## [INSTRUCTIONS TO FOLLOW]
The listing below holds pictures; exclude them. Return exactly the lines from the one with "Convert this chart to matplotlib code." through the one with "1.13, 1.6, 2.06]".

Source code of charts
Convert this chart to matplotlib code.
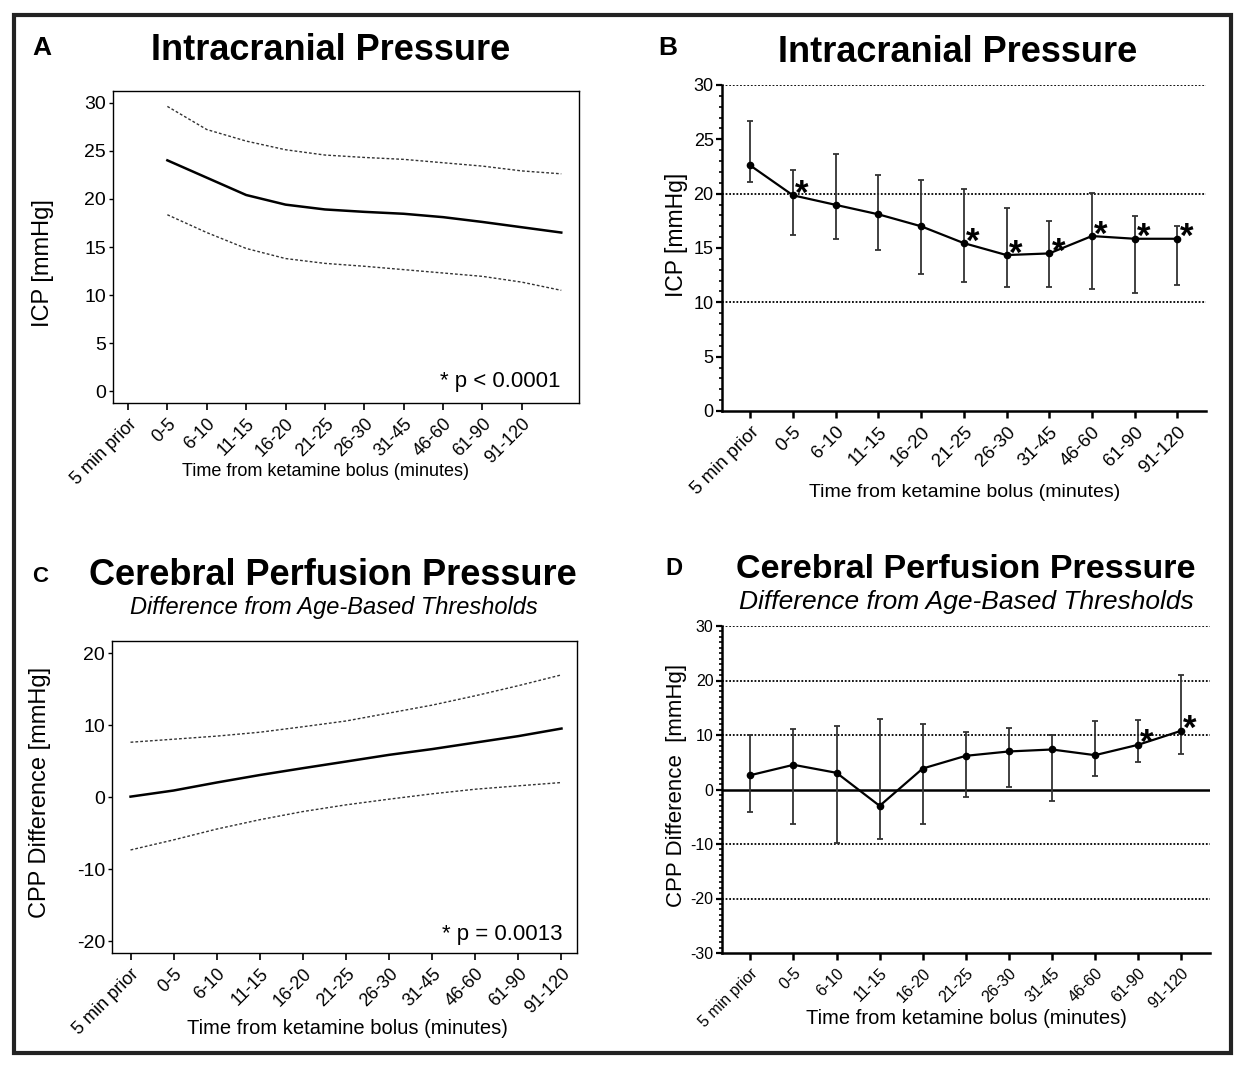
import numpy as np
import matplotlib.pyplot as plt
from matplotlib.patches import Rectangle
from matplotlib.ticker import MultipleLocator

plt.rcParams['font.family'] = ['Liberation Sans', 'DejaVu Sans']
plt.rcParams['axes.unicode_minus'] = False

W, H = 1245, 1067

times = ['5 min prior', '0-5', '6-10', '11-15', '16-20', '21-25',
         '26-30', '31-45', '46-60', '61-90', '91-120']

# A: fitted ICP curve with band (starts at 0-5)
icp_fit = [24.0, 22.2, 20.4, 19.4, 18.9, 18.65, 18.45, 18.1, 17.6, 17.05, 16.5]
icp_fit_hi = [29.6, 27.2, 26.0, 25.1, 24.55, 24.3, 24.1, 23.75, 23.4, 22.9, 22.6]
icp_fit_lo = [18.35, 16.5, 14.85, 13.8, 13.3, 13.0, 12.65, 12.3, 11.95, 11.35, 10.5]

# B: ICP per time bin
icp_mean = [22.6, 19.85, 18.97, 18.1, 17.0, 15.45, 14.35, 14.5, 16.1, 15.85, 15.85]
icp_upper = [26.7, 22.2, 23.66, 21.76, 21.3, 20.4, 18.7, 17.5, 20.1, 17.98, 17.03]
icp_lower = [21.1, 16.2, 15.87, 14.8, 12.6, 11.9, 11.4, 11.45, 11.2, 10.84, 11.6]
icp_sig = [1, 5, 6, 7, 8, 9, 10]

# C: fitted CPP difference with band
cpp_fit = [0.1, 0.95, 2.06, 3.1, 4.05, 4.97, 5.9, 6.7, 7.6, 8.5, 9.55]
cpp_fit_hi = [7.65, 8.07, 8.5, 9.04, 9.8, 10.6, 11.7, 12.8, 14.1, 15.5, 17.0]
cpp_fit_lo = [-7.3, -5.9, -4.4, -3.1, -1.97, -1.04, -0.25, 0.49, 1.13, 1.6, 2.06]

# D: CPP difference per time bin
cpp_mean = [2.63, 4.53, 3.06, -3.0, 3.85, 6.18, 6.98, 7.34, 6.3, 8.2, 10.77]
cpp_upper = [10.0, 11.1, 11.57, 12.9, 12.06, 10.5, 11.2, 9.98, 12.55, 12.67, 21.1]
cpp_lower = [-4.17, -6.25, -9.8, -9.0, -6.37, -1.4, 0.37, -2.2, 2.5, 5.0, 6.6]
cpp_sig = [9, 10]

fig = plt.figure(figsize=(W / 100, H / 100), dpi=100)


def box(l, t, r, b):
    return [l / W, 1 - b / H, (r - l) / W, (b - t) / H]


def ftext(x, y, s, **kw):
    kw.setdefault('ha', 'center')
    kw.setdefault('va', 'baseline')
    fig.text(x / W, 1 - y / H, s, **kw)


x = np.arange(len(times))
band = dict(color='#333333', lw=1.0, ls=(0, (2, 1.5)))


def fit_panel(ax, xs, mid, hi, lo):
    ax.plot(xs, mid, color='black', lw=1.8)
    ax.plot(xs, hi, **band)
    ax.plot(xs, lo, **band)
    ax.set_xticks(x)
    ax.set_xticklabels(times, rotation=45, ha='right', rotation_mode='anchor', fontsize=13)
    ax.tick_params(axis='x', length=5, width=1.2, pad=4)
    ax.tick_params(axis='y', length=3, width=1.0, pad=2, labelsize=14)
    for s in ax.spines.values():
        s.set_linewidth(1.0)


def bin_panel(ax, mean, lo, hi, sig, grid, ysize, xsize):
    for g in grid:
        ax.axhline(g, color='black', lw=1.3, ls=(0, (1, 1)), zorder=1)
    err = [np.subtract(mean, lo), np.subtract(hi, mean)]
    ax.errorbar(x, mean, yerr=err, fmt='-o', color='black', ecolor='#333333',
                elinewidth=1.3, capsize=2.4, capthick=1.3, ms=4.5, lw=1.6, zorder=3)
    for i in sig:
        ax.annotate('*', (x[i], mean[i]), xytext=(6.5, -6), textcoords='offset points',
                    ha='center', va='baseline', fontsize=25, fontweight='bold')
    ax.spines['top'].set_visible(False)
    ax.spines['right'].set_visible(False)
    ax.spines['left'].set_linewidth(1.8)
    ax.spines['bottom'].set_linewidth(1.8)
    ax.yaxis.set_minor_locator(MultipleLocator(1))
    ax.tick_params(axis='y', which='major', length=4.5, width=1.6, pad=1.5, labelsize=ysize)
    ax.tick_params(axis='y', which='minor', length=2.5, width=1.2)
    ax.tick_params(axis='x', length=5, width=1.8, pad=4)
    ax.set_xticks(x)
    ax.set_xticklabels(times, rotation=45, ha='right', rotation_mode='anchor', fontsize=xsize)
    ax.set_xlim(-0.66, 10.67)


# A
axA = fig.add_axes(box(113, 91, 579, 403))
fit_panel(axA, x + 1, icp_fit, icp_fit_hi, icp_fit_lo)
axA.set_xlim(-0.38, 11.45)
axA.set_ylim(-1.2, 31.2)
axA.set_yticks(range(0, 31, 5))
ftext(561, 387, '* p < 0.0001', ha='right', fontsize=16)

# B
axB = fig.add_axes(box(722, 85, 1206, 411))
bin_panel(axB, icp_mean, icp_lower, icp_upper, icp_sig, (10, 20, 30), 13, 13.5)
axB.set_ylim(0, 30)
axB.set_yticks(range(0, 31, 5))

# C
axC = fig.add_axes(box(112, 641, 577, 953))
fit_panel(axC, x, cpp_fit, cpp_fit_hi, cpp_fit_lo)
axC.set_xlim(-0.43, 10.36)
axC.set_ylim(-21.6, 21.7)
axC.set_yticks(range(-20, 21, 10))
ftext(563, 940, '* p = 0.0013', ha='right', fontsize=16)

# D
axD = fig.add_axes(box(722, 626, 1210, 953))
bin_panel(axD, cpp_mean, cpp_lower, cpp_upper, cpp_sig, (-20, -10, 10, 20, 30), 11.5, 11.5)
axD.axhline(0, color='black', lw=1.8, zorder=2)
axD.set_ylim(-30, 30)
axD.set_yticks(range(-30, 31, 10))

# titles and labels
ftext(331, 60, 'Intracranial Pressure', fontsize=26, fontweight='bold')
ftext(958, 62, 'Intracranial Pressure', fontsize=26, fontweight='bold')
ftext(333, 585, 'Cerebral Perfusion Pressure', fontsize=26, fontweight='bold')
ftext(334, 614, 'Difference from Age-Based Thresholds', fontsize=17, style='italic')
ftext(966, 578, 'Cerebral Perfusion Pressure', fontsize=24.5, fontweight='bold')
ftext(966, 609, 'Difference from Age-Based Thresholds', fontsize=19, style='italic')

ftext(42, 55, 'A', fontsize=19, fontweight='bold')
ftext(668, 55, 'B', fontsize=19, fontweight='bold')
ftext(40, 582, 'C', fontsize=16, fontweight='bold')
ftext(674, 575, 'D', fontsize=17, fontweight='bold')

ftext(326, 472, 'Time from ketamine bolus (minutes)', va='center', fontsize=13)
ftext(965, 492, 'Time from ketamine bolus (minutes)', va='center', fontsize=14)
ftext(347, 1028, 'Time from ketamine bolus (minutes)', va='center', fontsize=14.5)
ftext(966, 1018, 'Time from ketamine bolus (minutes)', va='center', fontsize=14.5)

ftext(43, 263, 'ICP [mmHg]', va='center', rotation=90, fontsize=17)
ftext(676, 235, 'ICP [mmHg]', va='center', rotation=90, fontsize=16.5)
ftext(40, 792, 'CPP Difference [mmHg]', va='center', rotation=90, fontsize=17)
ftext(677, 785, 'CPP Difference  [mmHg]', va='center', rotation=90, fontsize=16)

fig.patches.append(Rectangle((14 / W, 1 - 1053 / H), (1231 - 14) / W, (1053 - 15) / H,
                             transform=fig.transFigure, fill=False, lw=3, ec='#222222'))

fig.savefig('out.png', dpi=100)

...

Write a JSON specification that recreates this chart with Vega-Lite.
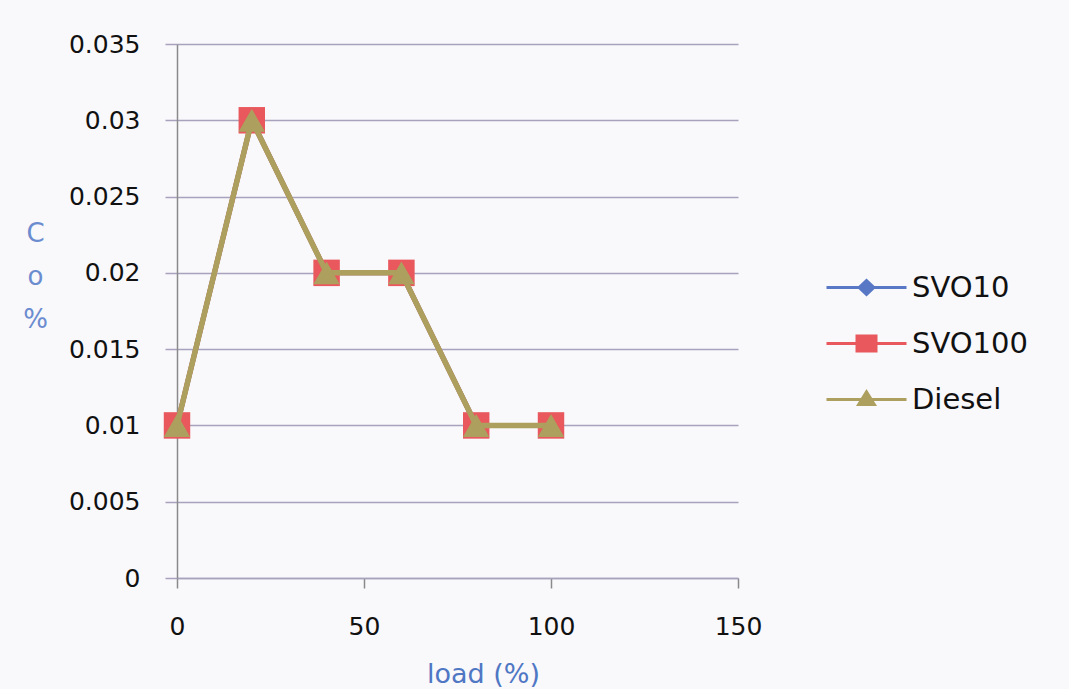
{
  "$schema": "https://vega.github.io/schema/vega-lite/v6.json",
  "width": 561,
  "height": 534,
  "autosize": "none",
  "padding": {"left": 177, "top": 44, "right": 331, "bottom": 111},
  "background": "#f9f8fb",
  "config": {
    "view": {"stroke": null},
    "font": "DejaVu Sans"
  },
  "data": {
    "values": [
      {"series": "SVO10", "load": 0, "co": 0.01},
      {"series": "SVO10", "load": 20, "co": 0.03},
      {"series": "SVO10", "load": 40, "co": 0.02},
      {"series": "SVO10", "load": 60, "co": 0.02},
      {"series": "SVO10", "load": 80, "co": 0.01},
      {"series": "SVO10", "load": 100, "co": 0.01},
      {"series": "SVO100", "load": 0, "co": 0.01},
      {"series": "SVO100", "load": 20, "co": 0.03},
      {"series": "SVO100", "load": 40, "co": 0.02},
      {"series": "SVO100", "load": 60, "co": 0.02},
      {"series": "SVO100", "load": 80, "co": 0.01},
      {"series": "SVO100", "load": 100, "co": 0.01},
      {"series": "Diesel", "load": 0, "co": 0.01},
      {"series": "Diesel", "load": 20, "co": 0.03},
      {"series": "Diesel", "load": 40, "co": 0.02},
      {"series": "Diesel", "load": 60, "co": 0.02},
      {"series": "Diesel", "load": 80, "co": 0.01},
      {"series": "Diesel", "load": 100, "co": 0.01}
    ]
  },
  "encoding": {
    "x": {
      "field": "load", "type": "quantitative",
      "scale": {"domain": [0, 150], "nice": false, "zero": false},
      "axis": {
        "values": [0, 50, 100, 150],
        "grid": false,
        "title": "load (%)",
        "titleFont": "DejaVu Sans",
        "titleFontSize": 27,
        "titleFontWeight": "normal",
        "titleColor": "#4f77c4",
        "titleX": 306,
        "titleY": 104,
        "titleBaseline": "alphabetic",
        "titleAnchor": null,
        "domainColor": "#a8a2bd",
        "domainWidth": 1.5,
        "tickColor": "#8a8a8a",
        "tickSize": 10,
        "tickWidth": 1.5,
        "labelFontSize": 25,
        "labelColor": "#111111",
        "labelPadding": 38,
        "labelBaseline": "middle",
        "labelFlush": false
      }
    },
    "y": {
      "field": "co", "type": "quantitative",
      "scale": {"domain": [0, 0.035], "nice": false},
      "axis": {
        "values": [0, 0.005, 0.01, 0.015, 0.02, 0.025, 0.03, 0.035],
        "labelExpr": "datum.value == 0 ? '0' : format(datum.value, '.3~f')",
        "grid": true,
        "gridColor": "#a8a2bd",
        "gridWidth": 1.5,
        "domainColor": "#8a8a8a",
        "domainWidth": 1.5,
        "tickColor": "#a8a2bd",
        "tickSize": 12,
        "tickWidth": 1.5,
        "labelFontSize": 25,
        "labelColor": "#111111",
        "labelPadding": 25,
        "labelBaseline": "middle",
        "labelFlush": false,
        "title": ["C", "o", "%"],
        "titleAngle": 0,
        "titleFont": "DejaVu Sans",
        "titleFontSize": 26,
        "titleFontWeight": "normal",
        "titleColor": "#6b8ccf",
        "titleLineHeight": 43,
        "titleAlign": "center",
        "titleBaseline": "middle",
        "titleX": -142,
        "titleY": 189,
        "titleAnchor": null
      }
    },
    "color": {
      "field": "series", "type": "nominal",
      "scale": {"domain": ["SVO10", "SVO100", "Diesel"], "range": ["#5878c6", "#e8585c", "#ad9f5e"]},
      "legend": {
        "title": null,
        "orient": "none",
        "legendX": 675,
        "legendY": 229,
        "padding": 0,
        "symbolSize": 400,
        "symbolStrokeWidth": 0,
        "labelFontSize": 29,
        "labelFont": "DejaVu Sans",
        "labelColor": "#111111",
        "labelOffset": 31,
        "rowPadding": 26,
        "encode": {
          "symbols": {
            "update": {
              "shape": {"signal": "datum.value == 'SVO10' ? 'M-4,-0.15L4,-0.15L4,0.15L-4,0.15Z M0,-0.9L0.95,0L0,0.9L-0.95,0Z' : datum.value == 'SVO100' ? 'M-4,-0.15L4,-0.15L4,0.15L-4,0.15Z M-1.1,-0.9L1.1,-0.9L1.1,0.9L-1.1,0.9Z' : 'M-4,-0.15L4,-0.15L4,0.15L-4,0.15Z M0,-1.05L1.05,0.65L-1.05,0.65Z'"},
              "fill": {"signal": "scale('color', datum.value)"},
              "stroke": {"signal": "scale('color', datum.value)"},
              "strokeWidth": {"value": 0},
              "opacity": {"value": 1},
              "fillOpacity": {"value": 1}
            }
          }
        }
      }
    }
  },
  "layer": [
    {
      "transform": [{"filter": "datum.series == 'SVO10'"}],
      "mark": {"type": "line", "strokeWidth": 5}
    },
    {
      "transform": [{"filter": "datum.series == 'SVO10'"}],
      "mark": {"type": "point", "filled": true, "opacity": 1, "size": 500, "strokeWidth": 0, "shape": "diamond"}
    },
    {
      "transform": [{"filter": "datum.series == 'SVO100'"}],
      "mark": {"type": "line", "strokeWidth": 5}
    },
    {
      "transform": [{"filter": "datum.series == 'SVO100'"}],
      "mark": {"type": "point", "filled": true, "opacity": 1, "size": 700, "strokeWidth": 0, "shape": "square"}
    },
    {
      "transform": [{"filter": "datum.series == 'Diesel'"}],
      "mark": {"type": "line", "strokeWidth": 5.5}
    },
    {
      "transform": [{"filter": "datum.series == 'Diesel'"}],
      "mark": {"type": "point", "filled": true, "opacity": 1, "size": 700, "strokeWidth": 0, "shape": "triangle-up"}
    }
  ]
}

## [CORRECT OUTPUT]
Convert this chart to matplotlib code.
import numpy as np
import matplotlib.pyplot as plt
from matplotlib.patches import Rectangle
from matplotlib.ticker import MultipleLocator

plt.rcParams['font.family'] = ['Liberation Sans', 'DejaVu Sans']
plt.rcParams['axes.unicode_minus'] = False

W, H = 1245, 1067

times = ['5 min prior', '0-5', '6-10', '11-15', '16-20', '21-25',
         '26-30', '31-45', '46-60', '61-90', '91-120']

# A: fitted ICP curve with band (starts at 0-5)
icp_fit = [24.0, 22.2, 20.4, 19.4, 18.9, 18.65, 18.45, 18.1, 17.6, 17.05, 16.5]
icp_fit_hi = [29.6, 27.2, 26.0, 25.1, 24.55, 24.3, 24.1, 23.75, 23.4, 22.9, 22.6]
icp_fit_lo = [18.35, 16.5, 14.85, 13.8, 13.3, 13.0, 12.65, 12.3, 11.95, 11.35, 10.5]

# B: ICP per time bin
icp_mean = [22.6, 19.85, 18.97, 18.1, 17.0, 15.45, 14.35, 14.5, 16.1, 15.85, 15.85]
icp_upper = [26.7, 22.2, 23.66, 21.76, 21.3, 20.4, 18.7, 17.5, 20.1, 17.98, 17.03]
icp_lower = [21.1, 16.2, 15.87, 14.8, 12.6, 11.9, 11.4, 11.45, 11.2, 10.84, 11.6]
icp_sig = [1, 5, 6, 7, 8, 9, 10]

# C: fitted CPP difference with band
cpp_fit = [0.1, 0.95, 2.06, 3.1, 4.05, 4.97, 5.9, 6.7, 7.6, 8.5, 9.55]
cpp_fit_hi = [7.65, 8.07, 8.5, 9.04, 9.8, 10.6, 11.7, 12.8, 14.1, 15.5, 17.0]
cpp_fit_lo = [-7.3, -5.9, -4.4, -3.1, -1.97, -1.04, -0.25, 0.49, 1.13, 1.6, 2.06]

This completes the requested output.